Before there was Kevin Plank and Under Armour, there was Captain Isaac Emerson and Bromo-Seltzer.
The heartburn remedy that Emerson invented was the product of the day in Baltimore, the way sweat-wicking Under Armour sportswear is now. And Emerson (1859 to 1931) changed the city landscape with the construction of the Bromo-Seltzer tower and factory on Eutaw Street, the Emerson Hotel at Calvert and Baltimore streets, and the Emersonian apartments in Reservoir Hill. He was the Kevin Plank of his day.
Now another important piece of Emerson’s empire has come on the market:
The Emerson Mansion at 2500 Eutaw Place, the inventor’s home from 1895 to 1911, will be sold at auction next month by A. J. Billig & Co. Auctioneers and One House at a Time Receiver’s Auctions.

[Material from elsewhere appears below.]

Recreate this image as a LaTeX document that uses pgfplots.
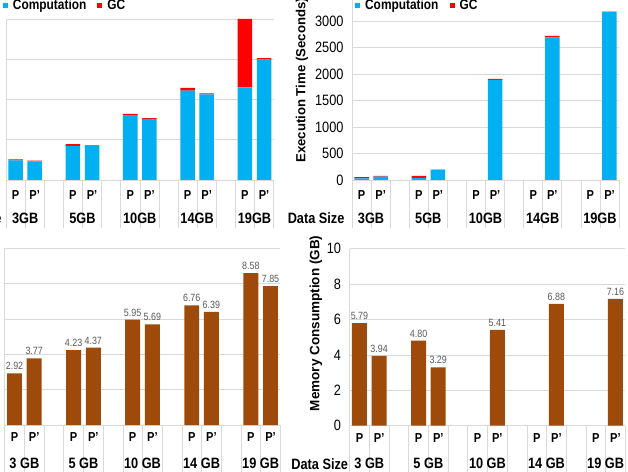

Emerson commissioned the house on Eutaw Place after he made his fortune with Bromo-Seltzer, and he was the original resident. The brick structure rises three stories above a basement, occupies one-third of an acre and contains 15,600 square feet of space. It has a prominent turret, a covered front porch, large bow windows, dormers, and decorative window arches.
The Queen Anne Revival-style house, now vacant, has fallen into disrepair in recent years and needs a complete renovation. To call it a “fixer-upper” would be putting it mildly. But it still retains a sense of grandeur, and some of its architectural features are intact.
Located in a city historic district, the mansion has had a number of lives since Emerson moved out. It has housed offices for a government agency and a private social club. It has been the residence of James Crockett, a real estate broker and former member of the city’s preservation commission. It is currently configured for office use. According to the auctioneers, “the building is suitable to be developed for an array of uses, including educational, non-profit, business and residential.”
The sale will be held at 11 a.m. on June 9 at the Radisson Hotel in the Village of Cross Keys, 5100 Falls Road. The house will be sold to the highest bidder over $10,000, but it can’t be torn down without city approval. Local preservationists are optimistic. According to Baltimore Heritage, the sale represents “an exciting opportunity for a new owner to step in and save this important Reservoir Hill landmark.”